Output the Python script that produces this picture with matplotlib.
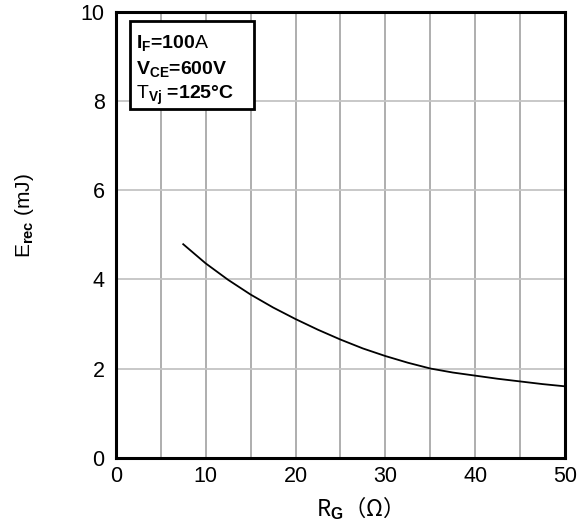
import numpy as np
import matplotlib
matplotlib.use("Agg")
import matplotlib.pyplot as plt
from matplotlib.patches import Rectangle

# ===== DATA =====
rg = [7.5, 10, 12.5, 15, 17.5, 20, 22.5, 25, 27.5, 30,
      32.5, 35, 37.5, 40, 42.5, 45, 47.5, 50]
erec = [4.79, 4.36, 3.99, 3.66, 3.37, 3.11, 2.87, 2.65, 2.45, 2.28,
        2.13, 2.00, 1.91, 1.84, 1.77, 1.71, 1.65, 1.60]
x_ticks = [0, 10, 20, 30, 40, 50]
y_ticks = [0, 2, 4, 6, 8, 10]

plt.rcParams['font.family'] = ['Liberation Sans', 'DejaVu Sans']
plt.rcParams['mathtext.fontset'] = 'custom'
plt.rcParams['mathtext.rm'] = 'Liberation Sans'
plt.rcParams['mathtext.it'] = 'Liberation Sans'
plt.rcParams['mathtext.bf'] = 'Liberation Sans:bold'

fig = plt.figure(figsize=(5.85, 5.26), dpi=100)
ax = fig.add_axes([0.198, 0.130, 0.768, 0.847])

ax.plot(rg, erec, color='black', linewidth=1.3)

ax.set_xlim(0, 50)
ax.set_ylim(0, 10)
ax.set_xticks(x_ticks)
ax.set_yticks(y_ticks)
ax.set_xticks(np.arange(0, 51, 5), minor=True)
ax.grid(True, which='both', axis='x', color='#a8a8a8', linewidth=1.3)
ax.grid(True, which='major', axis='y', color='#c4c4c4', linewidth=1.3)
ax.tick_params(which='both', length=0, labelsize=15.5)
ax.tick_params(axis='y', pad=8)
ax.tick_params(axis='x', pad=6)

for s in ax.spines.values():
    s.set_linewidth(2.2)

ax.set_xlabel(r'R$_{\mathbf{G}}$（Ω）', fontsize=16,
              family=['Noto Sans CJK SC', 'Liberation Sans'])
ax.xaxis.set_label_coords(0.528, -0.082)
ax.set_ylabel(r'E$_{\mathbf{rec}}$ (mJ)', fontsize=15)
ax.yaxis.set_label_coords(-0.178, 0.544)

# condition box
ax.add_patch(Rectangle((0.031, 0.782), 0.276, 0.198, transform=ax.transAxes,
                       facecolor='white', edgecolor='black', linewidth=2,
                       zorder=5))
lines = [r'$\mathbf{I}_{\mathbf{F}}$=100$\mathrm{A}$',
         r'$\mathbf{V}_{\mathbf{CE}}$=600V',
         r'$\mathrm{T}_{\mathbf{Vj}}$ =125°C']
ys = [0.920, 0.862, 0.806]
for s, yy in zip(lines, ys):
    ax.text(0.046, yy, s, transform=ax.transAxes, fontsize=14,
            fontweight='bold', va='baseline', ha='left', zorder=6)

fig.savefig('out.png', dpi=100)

--

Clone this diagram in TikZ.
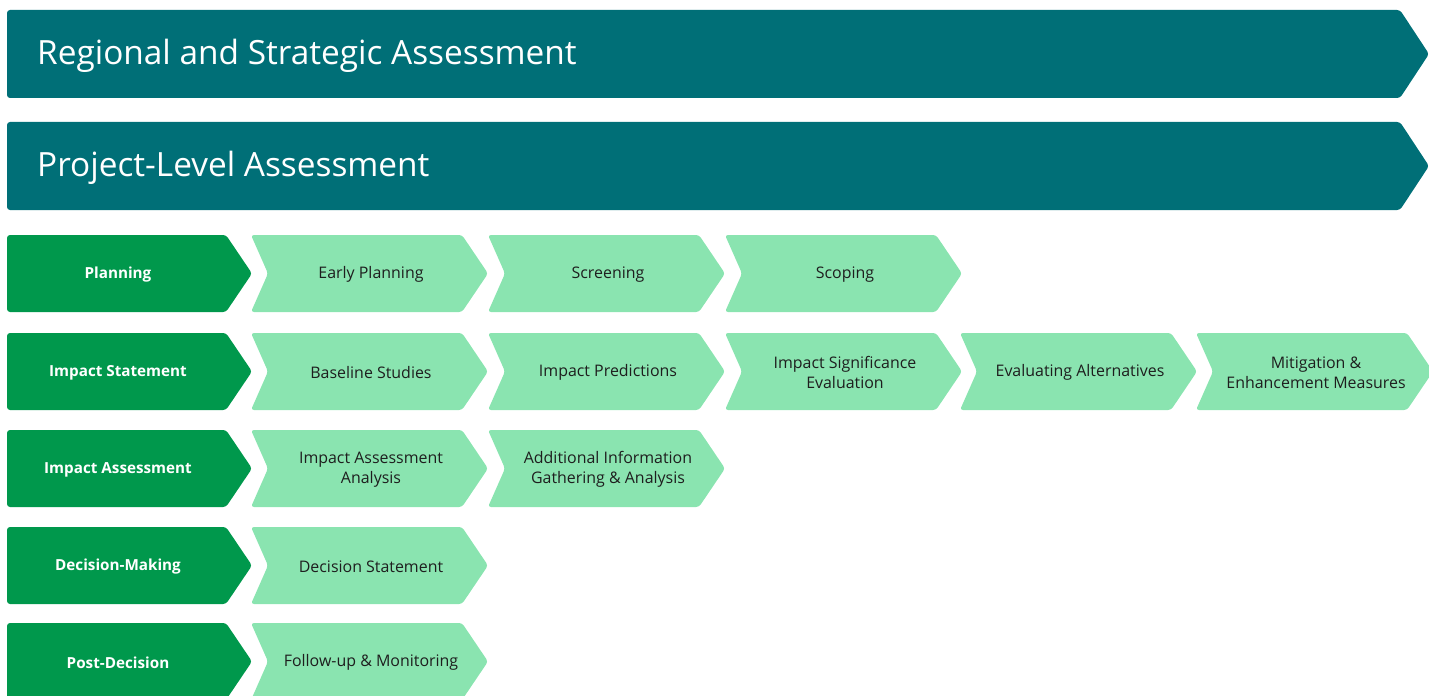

* * *

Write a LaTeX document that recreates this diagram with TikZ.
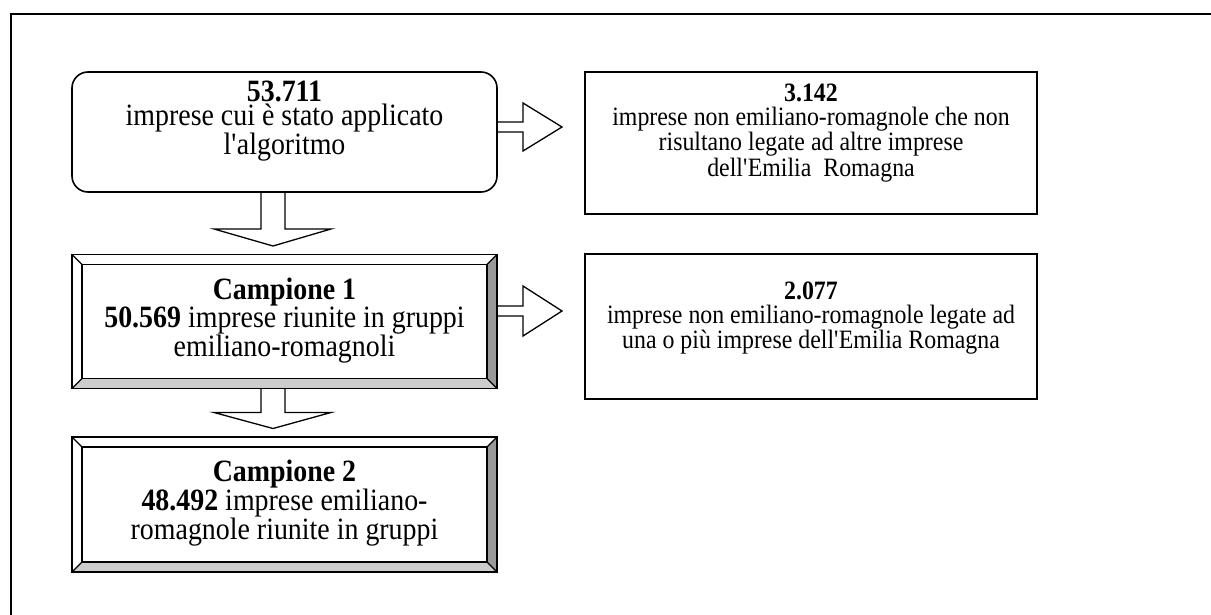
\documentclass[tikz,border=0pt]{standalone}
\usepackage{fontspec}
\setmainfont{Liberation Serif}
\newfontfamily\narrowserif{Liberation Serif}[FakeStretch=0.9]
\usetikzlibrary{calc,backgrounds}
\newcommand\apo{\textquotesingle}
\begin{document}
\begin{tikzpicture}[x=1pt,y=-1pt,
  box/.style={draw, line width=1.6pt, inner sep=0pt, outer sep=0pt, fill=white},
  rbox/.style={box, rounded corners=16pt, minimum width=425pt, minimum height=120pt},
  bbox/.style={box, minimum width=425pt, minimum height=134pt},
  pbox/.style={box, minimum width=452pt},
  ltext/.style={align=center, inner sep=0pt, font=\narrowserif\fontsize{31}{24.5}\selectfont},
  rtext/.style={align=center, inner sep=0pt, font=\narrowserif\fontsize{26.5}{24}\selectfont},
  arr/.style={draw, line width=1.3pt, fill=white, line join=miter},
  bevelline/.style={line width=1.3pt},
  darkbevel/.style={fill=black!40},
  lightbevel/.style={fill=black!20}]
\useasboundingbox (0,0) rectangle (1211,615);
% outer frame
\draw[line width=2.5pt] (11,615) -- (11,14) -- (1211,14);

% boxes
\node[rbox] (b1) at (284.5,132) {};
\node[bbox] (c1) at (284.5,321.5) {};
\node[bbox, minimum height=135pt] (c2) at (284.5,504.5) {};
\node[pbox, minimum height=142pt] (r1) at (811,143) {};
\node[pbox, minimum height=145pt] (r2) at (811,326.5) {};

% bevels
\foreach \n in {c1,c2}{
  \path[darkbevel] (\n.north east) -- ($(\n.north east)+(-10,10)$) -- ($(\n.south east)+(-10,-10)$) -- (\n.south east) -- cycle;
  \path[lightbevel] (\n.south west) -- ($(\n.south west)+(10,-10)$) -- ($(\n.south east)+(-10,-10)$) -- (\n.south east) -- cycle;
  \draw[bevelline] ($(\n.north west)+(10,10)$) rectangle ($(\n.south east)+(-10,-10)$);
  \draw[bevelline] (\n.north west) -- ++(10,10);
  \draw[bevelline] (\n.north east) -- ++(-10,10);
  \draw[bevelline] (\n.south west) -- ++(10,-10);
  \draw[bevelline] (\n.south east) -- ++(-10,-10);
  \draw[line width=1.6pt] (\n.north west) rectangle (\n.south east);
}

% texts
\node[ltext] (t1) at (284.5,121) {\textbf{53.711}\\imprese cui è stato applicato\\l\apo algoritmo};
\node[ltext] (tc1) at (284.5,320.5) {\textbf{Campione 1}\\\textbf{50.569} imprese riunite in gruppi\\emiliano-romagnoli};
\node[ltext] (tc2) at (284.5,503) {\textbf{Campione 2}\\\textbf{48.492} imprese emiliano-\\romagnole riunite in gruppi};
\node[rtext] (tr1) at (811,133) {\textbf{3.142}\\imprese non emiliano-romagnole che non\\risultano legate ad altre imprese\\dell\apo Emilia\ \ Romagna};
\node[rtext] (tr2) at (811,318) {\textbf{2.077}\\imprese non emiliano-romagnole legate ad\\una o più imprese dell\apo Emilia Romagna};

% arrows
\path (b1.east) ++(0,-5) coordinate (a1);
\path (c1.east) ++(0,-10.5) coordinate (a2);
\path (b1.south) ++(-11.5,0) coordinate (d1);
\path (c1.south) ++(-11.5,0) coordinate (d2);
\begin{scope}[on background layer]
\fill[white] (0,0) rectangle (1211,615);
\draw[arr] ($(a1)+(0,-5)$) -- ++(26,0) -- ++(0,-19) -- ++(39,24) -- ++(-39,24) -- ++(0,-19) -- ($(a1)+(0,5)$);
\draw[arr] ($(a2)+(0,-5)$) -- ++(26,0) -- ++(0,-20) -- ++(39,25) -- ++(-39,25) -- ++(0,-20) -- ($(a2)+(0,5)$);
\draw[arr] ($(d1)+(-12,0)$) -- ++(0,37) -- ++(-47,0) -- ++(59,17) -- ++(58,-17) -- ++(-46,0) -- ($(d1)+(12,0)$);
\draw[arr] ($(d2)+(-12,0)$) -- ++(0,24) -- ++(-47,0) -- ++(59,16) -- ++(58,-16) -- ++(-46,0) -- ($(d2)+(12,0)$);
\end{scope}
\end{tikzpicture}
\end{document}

PROMPT: Find the word "with" and list each line it appears in.

OUTPUT FOR THIS TASK:
Output the Python script that produces this picture with matplotlib.
Write a LaTeX document that recreates this diagram with TikZ.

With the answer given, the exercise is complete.